Father’s Day

On June 19, 1983, the bulletin of Hamill Road Baptist Church in Chattanooga, Tennessee where we attended had this poem that I thought is worth sharing on this Father’s Day.

 

To My Grown-Up Son

 

My hands were busy through the day,

I didn’t have much time to play

The little games you asked me to,

I didn’t have much time for you.

 

I’d wash your clothes; I’d sew and cook,

But when you’d bring your picture book

And ask me, please, to share your fun,

I’d say, “A little later son.”

 

I’d tuck you in all safe at  night,

And hear  your prayers, turn out the light,

Then tiptoe softly to the door,

I wish I’d stayed a minute more.

 

For life is short, and years rush past,

A  little boy grows up so fast,

No longer is he at your side,

His precious secrets to confide.

 

The picture books are put away,

There are no children’s games to play,

No goodnight kiss, no prayers to hear,

That all belongs to yesteryear.

 

My hands once busy, now lie still,

The days are long and hard to fill,

I wish I might go back and do,

The little things you asked me to.

 

Alice E. Chase

 

This was written from mom to son, but with a few changes, it could be from a father to a son. It shows us the regrets of parenting, like, “Oh, I wish I had done things differently.” One of the things that parents, fathers, can do is influence their children in the things of God.
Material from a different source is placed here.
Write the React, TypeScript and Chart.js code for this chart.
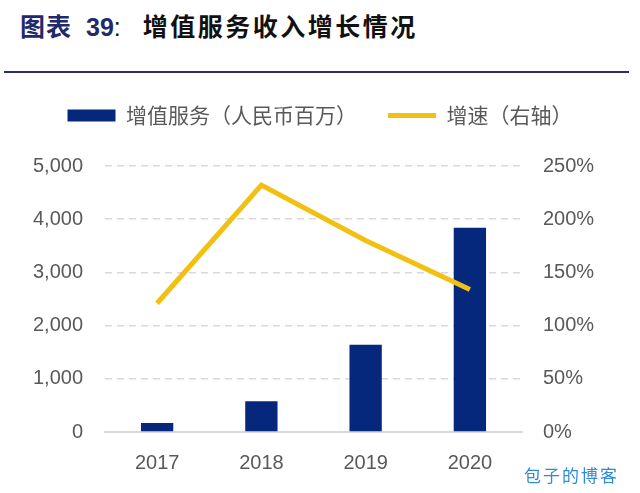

Ephesians  6:4  And, ye fathers, provoke not your children to wrath: but bring them up in the nurture and admonition of the Lord.

Some parents make a foolish statement and say, “When it comes to religion, I’ll let them decide for themselves.” How foolish. If parents do not influence their children for God, who is?  The ads will! The press will! The radio, TV, and internet will! The movies will! The neighbors will! Businesses will! Social media will! Parents use their influence on pets, house cleaning, and landscapes. Why don’t they choose to use their influence on that which counts.

Jeremiah seems to touch on this in chapter 12, verse 7, “I have forsaken mine house, I have left mine heritage; I have given the dearly beloved of my soul into the hand of her enemies.”

Psalm 127:3  Lo, children are an heritage of the LORD: and the fruit of the womb is his reward.

May the absentee dads come home to their heritage today, for they have a wonderful job to do.

 

Dad’s Greatest Job

 

I may never me as clever as my neighbors down the street,

I may never be as wealthy as some other men I meet;

I may never have the glory that some other men have had,

But I’ve got to be a successful as a little fellow’s Dad.

 

There are certain dreams I cherish that I’d like to see come true,

There are things I would accomplish ‘ere my working time is through,

But the task my heart is set on is to guide a little lad

And to make myself successful as that little fellow’s Dad.

 

I may never get earth’s glory; I may never gather gold;

Men may count me as a failure when my business life is told;

But if he who follows after is a Christian, I’ll be glad,

For I’ll know I’ve been successful as a little fellow’s Dad.